You’re not the only one getting phone calls from scammers.
Criminals are targeting corporate call centers for retailers and financial institutions across the U.S., trying to gain access to money, merchandise –- and your personal financial information. Phone scammers, most of them calling from outside the U.S., are trying to trick sales reps into handing over credit card numbers and other sensitive data that would give them access to customer accounts.
These phone fraud attacks have increased more than 30 percent since 2013, according to a new report from Pindrop Security released Wednesday.
The Phone Fraud Report found that on average, one in every 2,200 calls to a call center for a retailer, bank, brokerage firm or credit card company is fraudulent – up from one in 2,900 in 2013. Companies that issue and process credit card transactions face the highest rate of phone fraud, three times more than other financial institutions: one call per every 900.
Banks, brokerage firms and other financial institutions are among the most attractive targets because they deal directly with money. Based on its analysis of more than 20 million phone calls, Pindrop estimates that the average loss to a financial institution just from phone fraud is between $7 and $15 million a year. Each company is hit with 10 to 20 fraud attempts daily.
Why use phone fraud instead of the Internet?
David Dewey, Pindrop’s vice president of research, says criminals are dialing for dollars because it’s often easier to succeed this way than by going online, where security continues to increase.
“The phone channel is left almost totally unguarded, and basically the only gatekeeper is a customer support representative armed with a couple of knowledge-based authentication questions that attackers have found very easy to circumvent,” Dewey told NBC News. “It’s way easier to call up and try to fast-talk your way through them to get access to an account.”
These attacks are often sophisticated and done by criminal gangs who use a variety of tactics – including social engineering and account takeovers – to monetize the information stolen in recent data breaches, the report said.
Most of these fraud calls (64 percent) originate outside the United States.
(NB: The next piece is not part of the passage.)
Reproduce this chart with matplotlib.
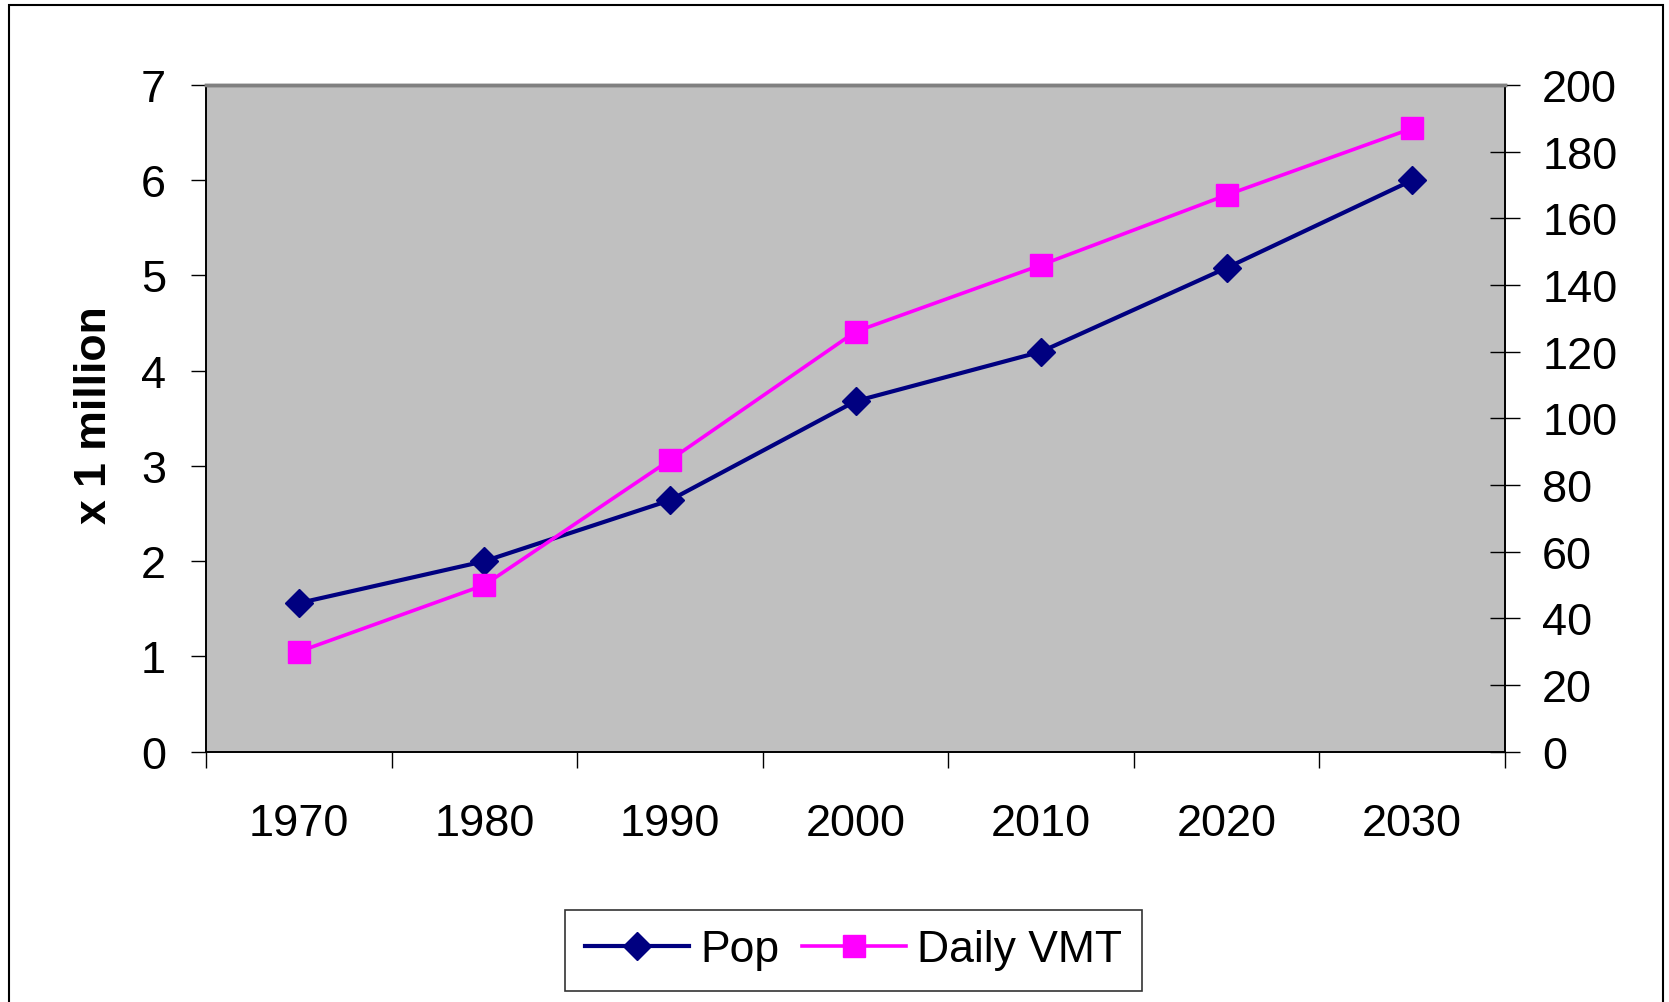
import matplotlib
matplotlib.use("Agg")
import matplotlib.pyplot as plt
from matplotlib.patches import Rectangle

plt.rcParams['font.family'] = ['Liberation Sans', 'DejaVu Sans']

years = ['1970', '1980', '1990', '2000', '2010', '2020', '2030']
pop = [1.56, 2.0, 2.64, 3.68, 4.2, 5.08, 6.0]
vmt = [30, 50, 87.5, 126, 146, 167, 187]
left_ticks = [0, 1, 2, 3, 4, 5, 6, 7]
right_ticks = [0, 20, 40, 60, 80, 100, 120, 140, 160, 180, 200]

W, H = 1669, 1003
fig = plt.figure(figsize=(W / 100, H / 100), dpi=100)
fig.patch.set_facecolor('white')

# outer chart border
fig.patches.append(Rectangle((9 / W, -0.01), (1663 - 9) / W, 1.01 - 6 / H,
                             transform=fig.transFigure, fill=False,
                             edgecolor='black', linewidth=1.5))

l, r, t, b = 206 / W, 1505 / W, 1 - 86 / H, 1 - 752.7 / H
ax = fig.add_axes([l, b, r - l, t - b])
ax.set_facecolor('#C0C0C0')
ax2 = ax.twinx()

x = list(range(len(years)))
navy = '#000080'
mag = '#FF00FF'
ln1, = ax.plot(x, pop, color=navy, lw=3, marker='D', markersize=14.5,
               markerfacecolor=navy, markeredgecolor=navy, mew=1, zorder=3,
               clip_on=False)
ln2, = ax2.plot(x, vmt, color=mag, lw=2.6, marker='s', markersize=16,
                markerfacecolor=mag, markeredgecolor=mag, mew=1, zorder=3,
                clip_on=False)

ax.set_xlim(-0.5, len(years) - 0.5)
ax.set_ylim(0, 7)
ax2.set_ylim(0, 200)
ax.set_yticks(left_ticks)
ax.set_yticklabels([str(v) for v in left_ticks])
ax2.set_yticks(right_ticks)
ax2.set_yticklabels([str(v) for v in right_ticks])

ax.set_xticks([i - 0.5 for i in range(len(years) + 1)])
ax.set_xticklabels([])
ax.set_xticks(x, minor=True)
ax.set_xticklabels(years, minor=True)
ax.tick_params(axis='x', which='major', direction='out', length=11.5, width=1, color='black')
ax.tick_params(axis='x', which='minor', length=0, pad=37, labelsize=32.5)
ax.tick_params(axis='y', direction='out', length=10.8, width=1, pad=18, labelsize=32.5)
ax2.tick_params(axis='y', direction='inout', length=21.6, width=1, pad=16, labelsize=32.5)

for a in (ax, ax2):
    for s in ('left', 'bottom', 'right'):
        a.spines[s].set_color('black')
        a.spines[s].set_linewidth(1.2)
    a.spines['top'].set_color('#808080')
    a.spines['top'].set_linewidth(2.5)

ax.text(-0.0855, 0.506, 'x 1 million', transform=ax.transAxes, rotation=90,
        ha='center', va='center', fontsize=32, fontweight='bold')

leg = fig.legend([ln1, ln2], ['Pop', 'Daily VMT'], loc='center',
                 bbox_to_anchor=(853.5 / W, 52 / H), ncol=2, fontsize=32,
                 frameon=True, fancybox=False, edgecolor='black',
                 handlelength=2.34, handletextpad=0.24, columnspacing=0.52,
                 borderpad=0.45, borderaxespad=0)
leg.get_frame().set_linewidth(1.2)
for h in leg.legend_handles:
    h.set_markersize(h.get_markersize() * 0.95)

fig.savefig('out.png', dpi=100)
Internet telephone services (VoIP) makes this possible. The calls are cheap and U.S. phone numbers are easy to “spoof,” meaning it’s no problem making a fake U.S. number appear on caller ID. VoIP calls are also harder for law enforcement to trace.
Retailers are an easy target
Stores that sell popular and expensive items that are easy to resell, such as tech products, also experience a high rate of phone fraud. Pindrop noted that at one of its clients, a large consumer electronics retailer, one in 300 calls to order an Apple product was from a scammer.
That doesn’t surprise Victor Searcy, director of fraud operations at Identity Theft 911.
“It’s an easy way to monetize a stolen credit or debit card number; a lot easier than trying to take over someone’s account,” Searcy told NBC News. “You get merchandise that you can use yourself or convert to cash by selling it or fencing it.”
Remember: These losses get passed along to all of us in the form of higher prices.